Yeah...ask the Serbs...or the Tamils...
If you look at any good study of civil wars, what you find is that the UN, USA, UE and millions of NGOs are stucking their noses in pretending to help the parties end the war with a negotiated settlement. I'd ask Fareed Zakaria to give one example of a successful negotiated settlement, one that holds. Not the IRA, please - there are still troubles there, and the wall in Belfast is still up.
How to order a bouncy castle.
It just goes on.
YOU BIG FAT FUCKIN IDIOT!
I suspected that much...
Well, one data point - the American Civil War ended when the north beat the south militarily - there was no negotiated settlement.
The biggest civil wars of the XXth century - the Russian and the Spanish ended with non-negotiated settlements - the winner eliminated the loser.
F. Zakaria must be very well versed in history...
Yes, he notes that the North "crushed" the South in the American Civil War. Although it took another hundred years and the rise of television with its homogenizing culture to eliminate the culutral Confederacy. Hard to see how Lincoln or anyone could have been negotiated it to an end, anymore than the English Civil War.
I doubt the Taliban (i.e., which means the Students) could be successfully negotiated with, any more than the current generation of Palestinians are likely to be.
On the other hand, it's hard for me to imagine the U.S. keeping large numbers of troops in Afghanistan for another nine years. Much less the hundred or so it would take the Afghans to join the 20th century. Something is going to have to give.
"On the other hand, it's hard for me to imagine the U.S. keeping large numbers of troops in Afghanistan for another nine years."

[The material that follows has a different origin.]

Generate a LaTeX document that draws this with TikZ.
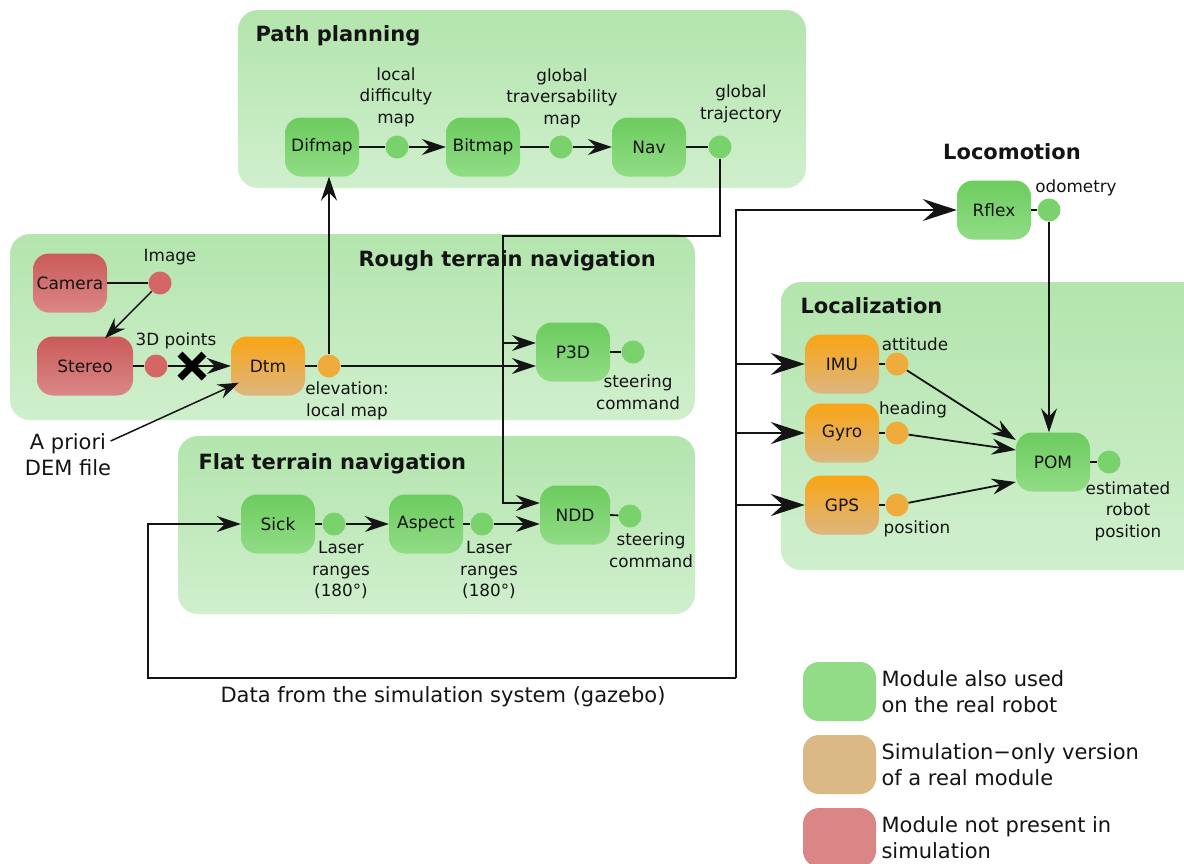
\documentclass[tikz,border=0pt]{standalone}
\usepackage{fontspec}
\setmainfont{DejaVu Sans}
\usetikzlibrary{arrows.meta}
\definecolor{grpTop}{RGB}{179,229,173}
\definecolor{grpBot}{RGB}{208,239,205}
\definecolor{gTop}{RGB}{108,204,94}
\definecolor{gBot}{RGB}{145,220,134}
\definecolor{oTop}{RGB}{250,165,20}
\definecolor{oBot}{RGB}{220,182,128}
\definecolor{rTop}{RGB}{203,90,90}
\definecolor{rBot}{RGB}{219,135,135}
\definecolor{gPort}{RGB}{122,210,108}
\definecolor{oPort}{RGB}{239,172,61}
\definecolor{rPort}{RGB}{212,102,102}
\definecolor{legG}{RGB}{146,220,136}
\definecolor{legO}{RGB}{218,185,135}
\definecolor{legR}{RGB}{218,134,134}
\definecolor{ink}{RGB}{20,20,20}
\begin{document}
\begin{tikzpicture}[x=1pt,y=-1pt,
  every node/.style={text=ink},
  group/.style={rounded corners=20pt, top color=grpTop, bottom color=grpBot, draw=none},
  title/.style={font=\fontsize{21}{24}\selectfont\bfseries},
  mod/.style={rounded corners=16pt, minimum width=74pt, minimum height=59pt, inner sep=0pt, font=\fontsize{17}{18}\selectfont},
  modG/.style={mod, top color=gTop, bottom color=gBot},
  modO/.style={mod, top color=oTop, bottom color=oBot},
  modR/.style={mod, top color=rTop, bottom color=rBot},
  port/.style={circle, minimum size=23pt, inner sep=0pt},
  portG/.style={port, fill=gPort},
  portO/.style={port, fill=oPort},
  portR/.style={port, fill=rPort},
  lbl/.style={align=center, font=\fontsize{16.8}{21.5}\selectfont},
  big/.style={align=left, font=\fontsize{21}{26}\selectfont},
  line/.style={draw=ink, line width=1.8pt},
  arr/.style={line, -{Stealth[length=24pt,width=16pt,inset=8pt]}},
  arrB/.style={line, -{Stealth[length=34pt,width=22pt,inset=12pt]}},
  arrT/.style={draw=ink, line width=1.5pt, -{Stealth[length=21pt,width=15pt,inset=7pt]}},
]
\useasboundingbox (0,0) rectangle (1184,863);
\clip (0,0) rectangle (1184,863);

% groups
\path[group] (238,10) rectangle (806,188);
\path[group] (10,234) rectangle (695,420);
\path[group] (178,436) rectangle (695,614);
\path[group] (781,282) rectangle (1214,570);

\node[title, anchor=west] (tpp) at (252,36) {Path planning};
\node[title, anchor=west] (trt) at (355,261) {Rough terrain navigation};
\node[title, anchor=west] (tft) at (195,464) {Flat terrain navigation};
\node[title, anchor=west] (tlo) at (797,306) {Localization};
\node[title] (tlc) at (1012,152) {Locomotion};

% path planning
\node[modG] (difmap) at (322,147) {Difmap};
\node[modG] (bitmap) at (483,147) {Bitmap};
\node[modG] (nav) at (649,147) {Nav};
\node[portG] (pdif) at (397,147) {};
\node[portG] (pbit) at (561,147) {};
\node[portG] (pnav) at (720,147) {};
\node[lbl] (ldif) at (396,97) {local\\difficulty\\map};
\node[lbl] (lbit) at (562,98) {global\\traversability\\map};
\node[lbl] (lnav) at (741,104) {global\\trajectory};

% rough terrain
\node[modR] (camera) at (70,283) {Camera};
\node[modR, minimum width=96pt] (stereo) at (85,366) {Stereo};
\node[modO] (dtm) at (268,366) {Dtm};
\node[modG] (p3d) at (573,352) {P3D};
\node[portR] (pimg) at (160,283) {};
\node[portR] (p3dpts) at (156,366) {};
\node[portO] (pdtm) at (329,366) {};
\node[portG] (pp3d) at (633,352) {};
\node[lbl] (limg) at (170,257) {Image};
\node[lbl] (l3d) at (176,341) {3D points};
\node[lbl] (ldtm) at (347,401) {elevation:\\local map};
\node[lbl] (lp3d) at (638,392) {steering\\command};
\node[big, align=center] (dem) at (68,455) {A priori\\DEM file};

% flat terrain
\node[modG] (sick) at (278,524) {Sick};
\node[modG] (aspect) at (426,524) {Aspect};
\node[modG, minimum width=70pt] (ndd) at (575,515) {NDD};
\node[portG] (psick) at (334,524) {};
\node[portG] (pasp) at (482,524) {};
\node[portG] (pndd) at (630,516) {};
\node[lbl] (lsick) at (341,570) {Laser\\ranges\\(180°)};
\node[lbl] (lasp) at (489,570) {Laser\\ranges\\(180°)};
\node[lbl] (lndd) at (651,550) {steering\\command};

% locomotion / localization
\node[modG] (rflex) at (994,210) {Rflex};
\node[portG] (prflex) at (1049,210) {};
\node[lbl] (lrflex) at (1076,188) {odometry};
\node[modO] (imu) at (842,364) {IMU};
\node[modO] (gyro) at (842,433) {Gyro};
\node[modO] (gps) at (842,505) {GPS};
\node[modG] (pom) at (1053,462) {POM};
\node[portO] (pimu) at (897,364) {};
\node[portO] (pgyro) at (897,433) {};
\node[portO] (pgps) at (897,505) {};
\node[portG] (ppom) at (1109,462) {};
\node[lbl] (limu) at (915,344) {attitude};
\node[lbl] (lgyro) at (913,410) {heading};
\node[lbl] (lgps) at (917,529) {position};
\node[lbl] (lpom) at (1128,511) {estimated\\robot\\position};

% connectors: path planning
\draw[line] (difmap.east) -- (pdif);
\draw[arr] (pdif) -- (bitmap.west);
\draw[line] (bitmap.east) -- (pbit);
\draw[arr] (pbit) -- (nav.west);
\draw[line] (nav.east) -- (pnav);
\coordinate (gtc) at (503,236);
\coordinate (gtb) at (503,343);
\draw[arr] (pnav.south) |- (gtc) |- ([yshift=12pt]ndd.west);
\draw[arr] (gtb) -- ([yshift=9pt]p3d.west);

% rough terrain
\draw[line] (camera.east) -- (pimg);
\draw[arrT] (pimg) -- ([xshift=20pt,yshift=-2pt]stereo.north);
\draw[line] (stereo.east) -- (p3dpts);
\draw[arr] (p3dpts) -- (dtm.west);
\draw[line width=7pt, draw=black] (180,354) -- (204,378) (204,354) -- (180,378);
\draw[line] (dtm.east) -- (pdtm);
\draw[arr] (pdtm.north) -- (pdtm.north |- difmap.south);
\draw[arr] (pdtm) -- ([yshift=-14pt]p3d.west);
\draw[arrT] ([yshift=14pt,xshift=-4pt]dem.east) -- ([xshift=8pt,yshift=13pt]dtm.south west);
\draw[line] (p3d.east) -- (pp3d);

% flat terrain
\draw[line] (sick.east) -- (psick);
\draw[arr] (psick) -- (aspect.west);
\draw[line] (aspect.east) -- (pasp);
\draw[arr] (pasp) -- (aspect.west -| ndd.west);
\draw[line] (ndd.east) -- (pndd);

% simulation data
\coordinate (simL) at (148,678);
\coordinate (simR) at (736,678);
\draw[arr] (simR) -- (simL) |- (sick.west);
\draw[arrB] (simR) |- (rflex.west);
\draw[arrB] (imu.west -| simR) -- (imu.west);
\draw[arrB] (gyro.west -| simR) -- (gyro.west);
\draw[arrB] (gps.west -| simR) -- (gps.west);
\node[big] (simtxt) at (443,697) {Data from the simulation system (gazebo)};

% localization
\draw[line] (rflex.east) -- (prflex);
\draw[arr] (prflex.south) -- (prflex.south |- pom.north);
\draw[line] (imu.east) -- (pimu);
\draw[line] (gyro.east) -- (pgyro);
\draw[line] (gps.east) -- (pgps);
\draw[arr] (pimu) -- ([yshift=22pt]pom.west);
\draw[arr] (pgyro) -- ([yshift=12pt]pom.west);
\draw[arr] (pgps) -- ([yshift=-20pt]pom.west);
\draw[line] (pom.east) -- (ppom);

% legend
\path[fill=legG, rounded corners=16pt] (803,662) rectangle (876,721);
\path[fill=legO, rounded corners=16pt] (803,735) rectangle (876,794);
\path[fill=legR, rounded corners=16pt] (803,808) rectangle (876,867);
\node[big, anchor=west] (leg1) at (878,692) {Module also used\\on the real robot};
\node[big, anchor=west] (leg2) at (878,765) {Simulation−only version\\of a real module};
\node[big, anchor=west] (leg3) at (878,838) {Module not present in\\simulation};
\end{tikzpicture}
\end{document}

Which is, in fact, the only thing that stops me when protesting the withdrawal.
You wrote:
I suspect that, like the rest of the article, it is full of crapola, but could someone confirm this feeling for me?
You've also mentioned that the authors name is Fareed Zakaria. That should confirm the feeling for you.
Well, to be frank: I am not familiar with Mr Zakaria's body of work. As for the history question: I am not a student of history, and while I am fairly sure that his statement is so much BS, I wanted an expert opinion. So far my feelings seem to be confirmed.